---------- Exercise materials
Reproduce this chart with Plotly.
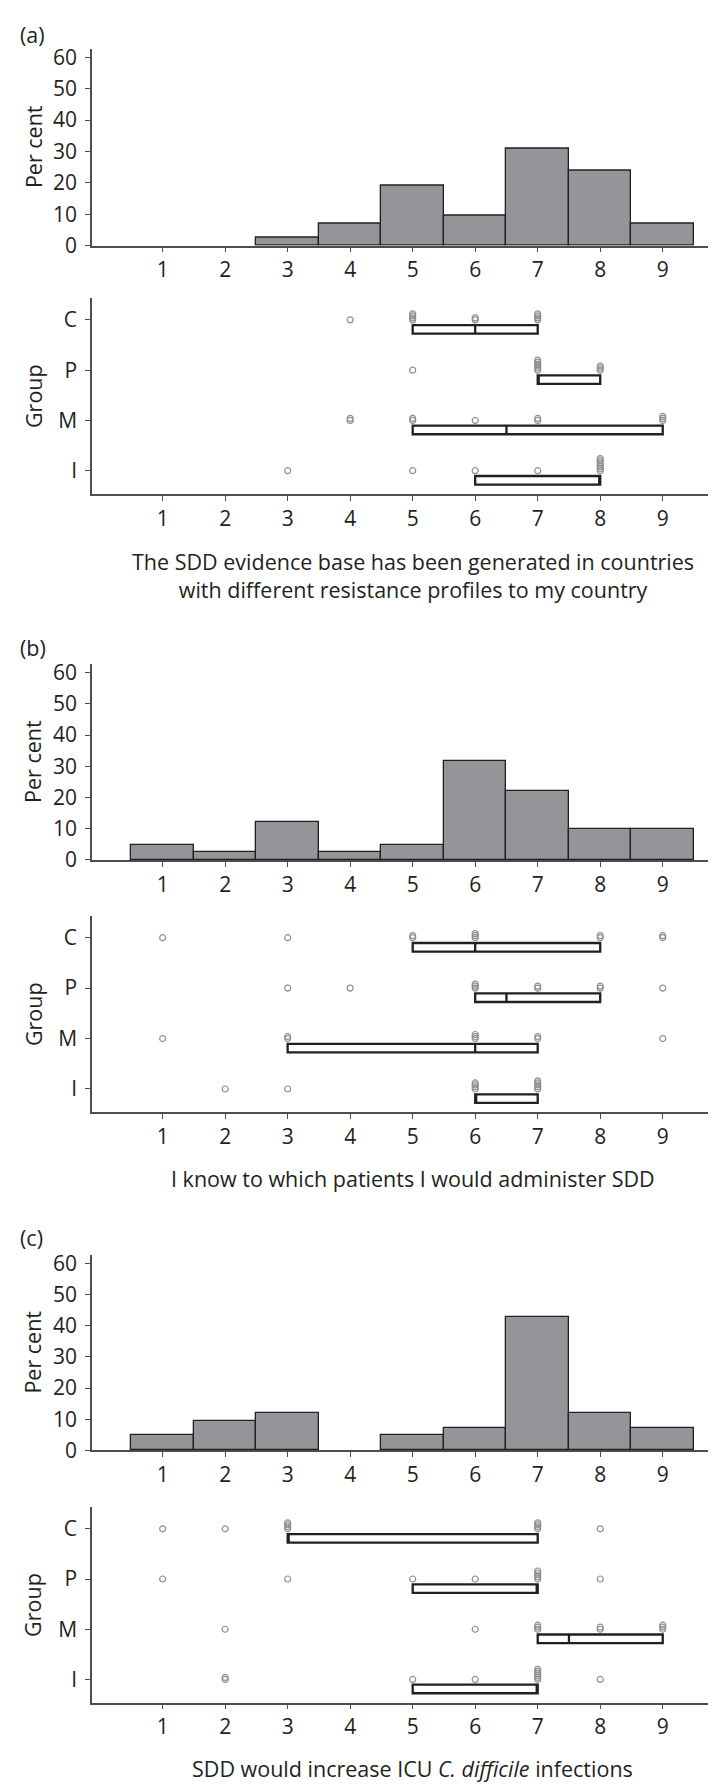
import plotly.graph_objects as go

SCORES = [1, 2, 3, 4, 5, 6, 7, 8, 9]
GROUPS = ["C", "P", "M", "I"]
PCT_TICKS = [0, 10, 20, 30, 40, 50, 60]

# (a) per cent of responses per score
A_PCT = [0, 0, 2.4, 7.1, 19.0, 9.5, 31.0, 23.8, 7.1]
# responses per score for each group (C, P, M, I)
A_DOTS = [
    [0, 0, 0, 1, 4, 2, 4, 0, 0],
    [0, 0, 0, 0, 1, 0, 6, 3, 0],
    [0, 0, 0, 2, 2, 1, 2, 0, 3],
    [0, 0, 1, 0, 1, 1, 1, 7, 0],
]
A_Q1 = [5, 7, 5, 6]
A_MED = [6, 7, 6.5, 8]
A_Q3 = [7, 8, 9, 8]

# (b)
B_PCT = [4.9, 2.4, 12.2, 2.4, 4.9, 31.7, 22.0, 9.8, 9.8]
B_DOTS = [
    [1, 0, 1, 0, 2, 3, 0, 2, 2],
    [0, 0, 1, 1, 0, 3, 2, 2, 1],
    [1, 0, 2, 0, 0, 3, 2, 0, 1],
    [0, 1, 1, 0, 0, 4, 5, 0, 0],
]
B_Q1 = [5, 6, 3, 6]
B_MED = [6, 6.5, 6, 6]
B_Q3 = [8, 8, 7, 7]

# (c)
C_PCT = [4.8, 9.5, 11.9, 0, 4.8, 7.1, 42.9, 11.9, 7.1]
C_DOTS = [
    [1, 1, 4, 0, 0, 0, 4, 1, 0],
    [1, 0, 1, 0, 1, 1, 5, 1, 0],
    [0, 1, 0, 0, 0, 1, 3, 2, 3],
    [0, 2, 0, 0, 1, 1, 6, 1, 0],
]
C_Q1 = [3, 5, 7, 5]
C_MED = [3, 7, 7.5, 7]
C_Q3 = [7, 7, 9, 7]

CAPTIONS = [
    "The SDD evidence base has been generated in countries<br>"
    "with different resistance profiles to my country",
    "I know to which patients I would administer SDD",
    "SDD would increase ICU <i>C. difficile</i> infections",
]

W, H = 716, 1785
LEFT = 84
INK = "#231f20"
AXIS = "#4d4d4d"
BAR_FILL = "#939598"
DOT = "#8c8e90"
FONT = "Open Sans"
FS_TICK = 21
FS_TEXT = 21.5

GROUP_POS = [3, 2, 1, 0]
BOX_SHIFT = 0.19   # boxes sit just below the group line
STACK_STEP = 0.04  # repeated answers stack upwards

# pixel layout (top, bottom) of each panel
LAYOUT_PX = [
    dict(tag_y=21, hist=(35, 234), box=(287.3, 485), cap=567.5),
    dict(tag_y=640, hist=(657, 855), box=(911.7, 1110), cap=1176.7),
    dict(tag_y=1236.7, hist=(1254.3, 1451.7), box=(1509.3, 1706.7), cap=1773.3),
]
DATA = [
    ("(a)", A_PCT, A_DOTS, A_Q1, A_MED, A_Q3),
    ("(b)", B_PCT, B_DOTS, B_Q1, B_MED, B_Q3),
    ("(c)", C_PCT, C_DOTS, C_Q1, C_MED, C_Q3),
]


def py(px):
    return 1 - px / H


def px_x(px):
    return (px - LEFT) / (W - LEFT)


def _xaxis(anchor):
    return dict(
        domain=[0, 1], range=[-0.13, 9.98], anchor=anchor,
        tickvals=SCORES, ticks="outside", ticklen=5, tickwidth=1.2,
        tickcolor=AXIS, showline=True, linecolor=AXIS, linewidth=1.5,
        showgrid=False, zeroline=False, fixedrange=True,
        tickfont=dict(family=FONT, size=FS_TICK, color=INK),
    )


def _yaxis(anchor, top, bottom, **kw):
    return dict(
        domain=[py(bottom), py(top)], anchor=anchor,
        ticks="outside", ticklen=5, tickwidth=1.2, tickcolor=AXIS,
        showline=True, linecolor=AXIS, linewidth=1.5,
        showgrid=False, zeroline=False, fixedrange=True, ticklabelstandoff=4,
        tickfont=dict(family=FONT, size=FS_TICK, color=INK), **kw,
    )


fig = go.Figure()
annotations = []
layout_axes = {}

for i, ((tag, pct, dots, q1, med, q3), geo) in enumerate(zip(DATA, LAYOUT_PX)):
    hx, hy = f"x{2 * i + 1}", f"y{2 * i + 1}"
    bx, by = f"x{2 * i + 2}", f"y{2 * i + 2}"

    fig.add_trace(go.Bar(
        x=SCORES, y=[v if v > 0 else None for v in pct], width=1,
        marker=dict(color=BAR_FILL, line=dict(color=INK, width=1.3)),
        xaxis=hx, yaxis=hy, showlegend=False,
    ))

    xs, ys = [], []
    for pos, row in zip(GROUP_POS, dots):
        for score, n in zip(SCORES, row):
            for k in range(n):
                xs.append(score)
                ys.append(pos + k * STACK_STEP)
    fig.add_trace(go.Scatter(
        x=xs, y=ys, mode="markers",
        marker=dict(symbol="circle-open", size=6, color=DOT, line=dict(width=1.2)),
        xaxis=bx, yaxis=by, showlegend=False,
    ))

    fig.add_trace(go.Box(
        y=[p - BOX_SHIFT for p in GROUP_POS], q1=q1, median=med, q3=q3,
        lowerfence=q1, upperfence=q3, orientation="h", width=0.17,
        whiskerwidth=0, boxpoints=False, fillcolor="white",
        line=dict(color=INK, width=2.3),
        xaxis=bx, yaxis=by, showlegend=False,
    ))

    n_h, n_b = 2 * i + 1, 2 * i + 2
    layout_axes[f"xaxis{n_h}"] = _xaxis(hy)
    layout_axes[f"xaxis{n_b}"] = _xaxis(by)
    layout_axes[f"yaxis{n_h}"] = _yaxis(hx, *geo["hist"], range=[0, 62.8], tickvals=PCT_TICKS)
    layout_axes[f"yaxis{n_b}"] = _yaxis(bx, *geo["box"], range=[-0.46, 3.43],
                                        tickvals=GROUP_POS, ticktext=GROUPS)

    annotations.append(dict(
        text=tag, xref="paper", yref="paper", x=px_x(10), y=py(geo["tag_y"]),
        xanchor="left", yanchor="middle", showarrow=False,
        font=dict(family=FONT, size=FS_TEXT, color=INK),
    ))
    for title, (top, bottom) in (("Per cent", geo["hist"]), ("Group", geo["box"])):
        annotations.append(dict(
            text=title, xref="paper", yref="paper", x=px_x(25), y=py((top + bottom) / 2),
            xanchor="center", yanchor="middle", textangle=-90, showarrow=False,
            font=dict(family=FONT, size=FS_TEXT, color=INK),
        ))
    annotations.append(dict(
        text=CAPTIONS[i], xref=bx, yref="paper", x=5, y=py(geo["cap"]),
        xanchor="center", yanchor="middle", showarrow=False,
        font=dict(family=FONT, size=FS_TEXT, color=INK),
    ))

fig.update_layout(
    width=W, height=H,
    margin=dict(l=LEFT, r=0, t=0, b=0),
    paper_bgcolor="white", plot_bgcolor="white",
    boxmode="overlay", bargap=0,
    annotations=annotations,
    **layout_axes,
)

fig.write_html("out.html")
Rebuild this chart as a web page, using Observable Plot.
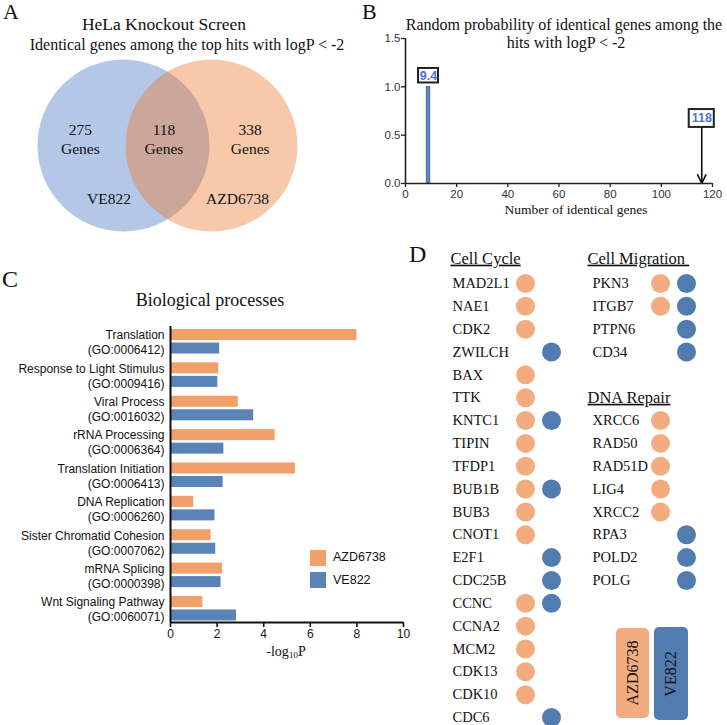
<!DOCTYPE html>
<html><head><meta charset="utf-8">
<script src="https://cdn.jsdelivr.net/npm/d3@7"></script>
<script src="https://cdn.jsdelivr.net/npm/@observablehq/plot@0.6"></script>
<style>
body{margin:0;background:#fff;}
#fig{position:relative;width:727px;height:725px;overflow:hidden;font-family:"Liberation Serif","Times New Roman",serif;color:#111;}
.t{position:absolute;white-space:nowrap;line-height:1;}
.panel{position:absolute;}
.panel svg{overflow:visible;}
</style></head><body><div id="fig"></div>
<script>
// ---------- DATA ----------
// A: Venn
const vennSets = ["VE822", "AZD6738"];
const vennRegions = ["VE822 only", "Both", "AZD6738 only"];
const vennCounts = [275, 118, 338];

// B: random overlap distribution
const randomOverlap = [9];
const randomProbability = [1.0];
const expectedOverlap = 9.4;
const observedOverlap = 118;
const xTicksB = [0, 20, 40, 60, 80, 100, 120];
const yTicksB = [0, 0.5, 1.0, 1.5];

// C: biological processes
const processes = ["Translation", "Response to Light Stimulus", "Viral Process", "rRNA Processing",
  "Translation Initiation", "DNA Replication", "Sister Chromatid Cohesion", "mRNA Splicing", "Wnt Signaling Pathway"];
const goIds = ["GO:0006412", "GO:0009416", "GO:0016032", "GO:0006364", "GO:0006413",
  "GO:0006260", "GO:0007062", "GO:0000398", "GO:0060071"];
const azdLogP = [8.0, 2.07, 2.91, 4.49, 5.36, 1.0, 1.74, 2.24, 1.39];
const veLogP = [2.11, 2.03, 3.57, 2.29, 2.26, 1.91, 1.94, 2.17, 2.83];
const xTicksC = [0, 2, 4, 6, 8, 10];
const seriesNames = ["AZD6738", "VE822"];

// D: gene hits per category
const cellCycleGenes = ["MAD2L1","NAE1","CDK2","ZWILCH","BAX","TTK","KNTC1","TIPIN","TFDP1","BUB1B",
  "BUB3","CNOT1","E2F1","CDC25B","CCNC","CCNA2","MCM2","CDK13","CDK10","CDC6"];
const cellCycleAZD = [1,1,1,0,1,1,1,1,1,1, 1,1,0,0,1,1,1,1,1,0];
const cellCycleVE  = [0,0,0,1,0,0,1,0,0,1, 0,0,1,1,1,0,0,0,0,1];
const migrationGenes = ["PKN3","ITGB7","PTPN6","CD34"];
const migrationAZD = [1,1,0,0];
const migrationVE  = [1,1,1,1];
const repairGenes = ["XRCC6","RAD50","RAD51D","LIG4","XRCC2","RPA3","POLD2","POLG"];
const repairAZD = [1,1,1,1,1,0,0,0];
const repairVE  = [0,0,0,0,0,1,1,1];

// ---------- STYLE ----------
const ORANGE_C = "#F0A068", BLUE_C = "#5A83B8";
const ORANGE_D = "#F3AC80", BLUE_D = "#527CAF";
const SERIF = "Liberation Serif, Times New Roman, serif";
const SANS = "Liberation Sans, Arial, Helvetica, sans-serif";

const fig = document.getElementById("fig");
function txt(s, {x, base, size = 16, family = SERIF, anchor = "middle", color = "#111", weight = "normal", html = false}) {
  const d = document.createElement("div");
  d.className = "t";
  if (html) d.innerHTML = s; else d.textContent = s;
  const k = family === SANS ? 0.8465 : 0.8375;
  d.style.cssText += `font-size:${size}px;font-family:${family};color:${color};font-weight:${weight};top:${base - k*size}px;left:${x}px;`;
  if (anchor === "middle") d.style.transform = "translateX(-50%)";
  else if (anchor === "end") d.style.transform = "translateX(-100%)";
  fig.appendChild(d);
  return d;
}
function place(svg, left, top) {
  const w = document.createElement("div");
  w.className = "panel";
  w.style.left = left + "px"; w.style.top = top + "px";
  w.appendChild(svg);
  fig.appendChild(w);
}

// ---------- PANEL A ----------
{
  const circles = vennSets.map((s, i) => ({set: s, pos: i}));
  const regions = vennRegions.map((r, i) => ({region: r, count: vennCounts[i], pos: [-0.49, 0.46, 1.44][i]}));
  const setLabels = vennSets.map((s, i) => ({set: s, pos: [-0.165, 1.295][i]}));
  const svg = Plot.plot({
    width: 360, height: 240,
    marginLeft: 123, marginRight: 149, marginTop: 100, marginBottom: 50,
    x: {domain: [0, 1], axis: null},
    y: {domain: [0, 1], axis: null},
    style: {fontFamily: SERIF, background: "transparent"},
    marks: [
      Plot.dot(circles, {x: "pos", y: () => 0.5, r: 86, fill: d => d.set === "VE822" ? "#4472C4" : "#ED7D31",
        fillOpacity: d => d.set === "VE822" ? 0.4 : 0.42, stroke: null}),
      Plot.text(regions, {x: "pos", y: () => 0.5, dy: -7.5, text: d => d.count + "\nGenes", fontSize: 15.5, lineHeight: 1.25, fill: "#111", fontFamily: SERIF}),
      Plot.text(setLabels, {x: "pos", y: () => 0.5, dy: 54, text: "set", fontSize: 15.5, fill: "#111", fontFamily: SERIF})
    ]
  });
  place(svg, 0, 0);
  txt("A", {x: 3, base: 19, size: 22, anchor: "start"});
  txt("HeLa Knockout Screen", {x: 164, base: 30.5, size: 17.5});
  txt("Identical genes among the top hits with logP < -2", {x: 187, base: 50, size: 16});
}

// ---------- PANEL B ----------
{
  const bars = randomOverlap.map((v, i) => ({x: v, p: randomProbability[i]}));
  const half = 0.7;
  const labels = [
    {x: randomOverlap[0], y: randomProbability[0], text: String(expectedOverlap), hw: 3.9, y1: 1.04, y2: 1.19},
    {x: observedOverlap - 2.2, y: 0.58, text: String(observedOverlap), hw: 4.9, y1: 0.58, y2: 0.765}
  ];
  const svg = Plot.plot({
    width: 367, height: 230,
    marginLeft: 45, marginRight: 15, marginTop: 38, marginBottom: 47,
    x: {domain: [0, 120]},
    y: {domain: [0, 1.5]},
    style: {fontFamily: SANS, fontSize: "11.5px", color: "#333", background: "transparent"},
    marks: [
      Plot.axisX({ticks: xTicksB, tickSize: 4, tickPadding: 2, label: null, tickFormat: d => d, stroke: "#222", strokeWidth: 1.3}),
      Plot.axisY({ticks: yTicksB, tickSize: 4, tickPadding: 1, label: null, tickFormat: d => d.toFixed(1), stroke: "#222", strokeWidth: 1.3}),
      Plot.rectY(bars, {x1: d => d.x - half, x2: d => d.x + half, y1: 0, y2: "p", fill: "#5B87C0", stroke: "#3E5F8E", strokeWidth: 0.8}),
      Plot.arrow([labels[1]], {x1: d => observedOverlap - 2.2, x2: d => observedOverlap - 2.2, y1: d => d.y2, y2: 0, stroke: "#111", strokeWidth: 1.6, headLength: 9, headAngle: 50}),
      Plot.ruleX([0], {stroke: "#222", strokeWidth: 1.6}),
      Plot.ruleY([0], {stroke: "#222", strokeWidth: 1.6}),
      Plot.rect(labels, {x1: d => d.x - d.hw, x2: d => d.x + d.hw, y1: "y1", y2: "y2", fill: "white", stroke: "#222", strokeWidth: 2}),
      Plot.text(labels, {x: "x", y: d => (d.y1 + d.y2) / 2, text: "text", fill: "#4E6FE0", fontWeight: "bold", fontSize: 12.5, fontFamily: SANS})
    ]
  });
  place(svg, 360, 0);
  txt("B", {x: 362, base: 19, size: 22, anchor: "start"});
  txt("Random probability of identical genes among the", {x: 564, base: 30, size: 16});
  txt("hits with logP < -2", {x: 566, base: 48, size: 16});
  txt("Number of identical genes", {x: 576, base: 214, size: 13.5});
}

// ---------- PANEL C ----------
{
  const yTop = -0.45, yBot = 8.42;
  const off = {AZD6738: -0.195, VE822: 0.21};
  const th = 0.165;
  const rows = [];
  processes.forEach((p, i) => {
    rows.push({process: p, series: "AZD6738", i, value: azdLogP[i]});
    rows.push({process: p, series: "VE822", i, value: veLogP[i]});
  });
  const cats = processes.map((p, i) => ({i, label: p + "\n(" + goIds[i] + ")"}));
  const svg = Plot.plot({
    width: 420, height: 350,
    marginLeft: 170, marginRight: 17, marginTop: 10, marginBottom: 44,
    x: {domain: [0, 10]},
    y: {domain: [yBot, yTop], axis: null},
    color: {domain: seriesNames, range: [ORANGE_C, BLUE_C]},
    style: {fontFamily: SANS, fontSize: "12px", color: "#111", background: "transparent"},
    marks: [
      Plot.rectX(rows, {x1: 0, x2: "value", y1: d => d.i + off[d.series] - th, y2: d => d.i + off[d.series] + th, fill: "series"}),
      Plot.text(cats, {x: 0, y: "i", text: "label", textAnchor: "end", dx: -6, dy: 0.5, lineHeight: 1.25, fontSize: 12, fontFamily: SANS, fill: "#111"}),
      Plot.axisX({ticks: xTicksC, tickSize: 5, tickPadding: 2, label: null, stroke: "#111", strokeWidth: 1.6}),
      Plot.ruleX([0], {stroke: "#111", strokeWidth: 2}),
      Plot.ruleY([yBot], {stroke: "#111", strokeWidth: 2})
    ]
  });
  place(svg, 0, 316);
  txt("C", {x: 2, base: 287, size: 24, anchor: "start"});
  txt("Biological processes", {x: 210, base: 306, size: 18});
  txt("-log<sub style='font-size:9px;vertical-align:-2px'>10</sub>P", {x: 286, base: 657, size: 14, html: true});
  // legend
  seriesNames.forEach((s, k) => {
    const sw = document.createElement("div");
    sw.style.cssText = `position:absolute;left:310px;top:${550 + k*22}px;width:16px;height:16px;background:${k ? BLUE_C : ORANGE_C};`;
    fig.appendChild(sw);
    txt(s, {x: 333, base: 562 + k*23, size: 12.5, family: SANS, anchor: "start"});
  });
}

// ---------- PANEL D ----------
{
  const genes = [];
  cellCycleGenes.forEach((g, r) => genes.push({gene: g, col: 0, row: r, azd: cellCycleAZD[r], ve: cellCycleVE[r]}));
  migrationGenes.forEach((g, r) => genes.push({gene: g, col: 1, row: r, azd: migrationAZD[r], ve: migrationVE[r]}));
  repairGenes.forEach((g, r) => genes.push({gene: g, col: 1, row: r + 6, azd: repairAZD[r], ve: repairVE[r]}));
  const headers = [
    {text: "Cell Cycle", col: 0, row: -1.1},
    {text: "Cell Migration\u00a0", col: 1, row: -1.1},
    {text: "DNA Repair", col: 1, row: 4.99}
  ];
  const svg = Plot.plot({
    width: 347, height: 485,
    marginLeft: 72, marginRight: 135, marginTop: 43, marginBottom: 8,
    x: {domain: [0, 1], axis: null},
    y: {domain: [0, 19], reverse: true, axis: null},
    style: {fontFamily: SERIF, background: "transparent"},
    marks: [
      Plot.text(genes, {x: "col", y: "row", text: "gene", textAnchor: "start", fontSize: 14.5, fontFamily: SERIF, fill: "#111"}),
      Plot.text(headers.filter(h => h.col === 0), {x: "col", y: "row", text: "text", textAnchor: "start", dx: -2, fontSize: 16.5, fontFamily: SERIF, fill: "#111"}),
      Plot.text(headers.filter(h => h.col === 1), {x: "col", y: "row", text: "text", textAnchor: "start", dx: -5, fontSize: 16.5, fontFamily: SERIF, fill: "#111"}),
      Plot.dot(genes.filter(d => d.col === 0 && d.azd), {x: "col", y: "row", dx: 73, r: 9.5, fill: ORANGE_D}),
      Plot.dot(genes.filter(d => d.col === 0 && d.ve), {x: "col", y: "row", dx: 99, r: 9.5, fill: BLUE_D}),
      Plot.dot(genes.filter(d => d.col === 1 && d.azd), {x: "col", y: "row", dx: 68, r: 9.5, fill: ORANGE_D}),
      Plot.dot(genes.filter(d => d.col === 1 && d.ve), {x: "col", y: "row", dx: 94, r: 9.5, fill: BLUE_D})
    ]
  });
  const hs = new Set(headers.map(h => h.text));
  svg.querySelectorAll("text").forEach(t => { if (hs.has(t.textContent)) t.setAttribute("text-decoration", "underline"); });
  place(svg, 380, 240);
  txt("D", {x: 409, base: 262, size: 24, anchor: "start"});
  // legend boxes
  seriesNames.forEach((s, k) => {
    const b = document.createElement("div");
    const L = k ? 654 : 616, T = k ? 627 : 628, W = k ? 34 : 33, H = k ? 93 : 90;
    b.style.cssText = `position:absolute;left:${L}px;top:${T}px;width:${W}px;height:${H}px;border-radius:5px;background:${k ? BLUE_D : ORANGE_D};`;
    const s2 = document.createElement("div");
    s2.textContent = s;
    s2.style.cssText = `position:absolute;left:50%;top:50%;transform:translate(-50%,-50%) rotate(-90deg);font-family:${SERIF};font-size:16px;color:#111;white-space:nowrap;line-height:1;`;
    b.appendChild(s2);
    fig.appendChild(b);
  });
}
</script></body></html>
--------------------
## Exercise
Find how many lines hold the string "with", and state that number alone.

## Response
4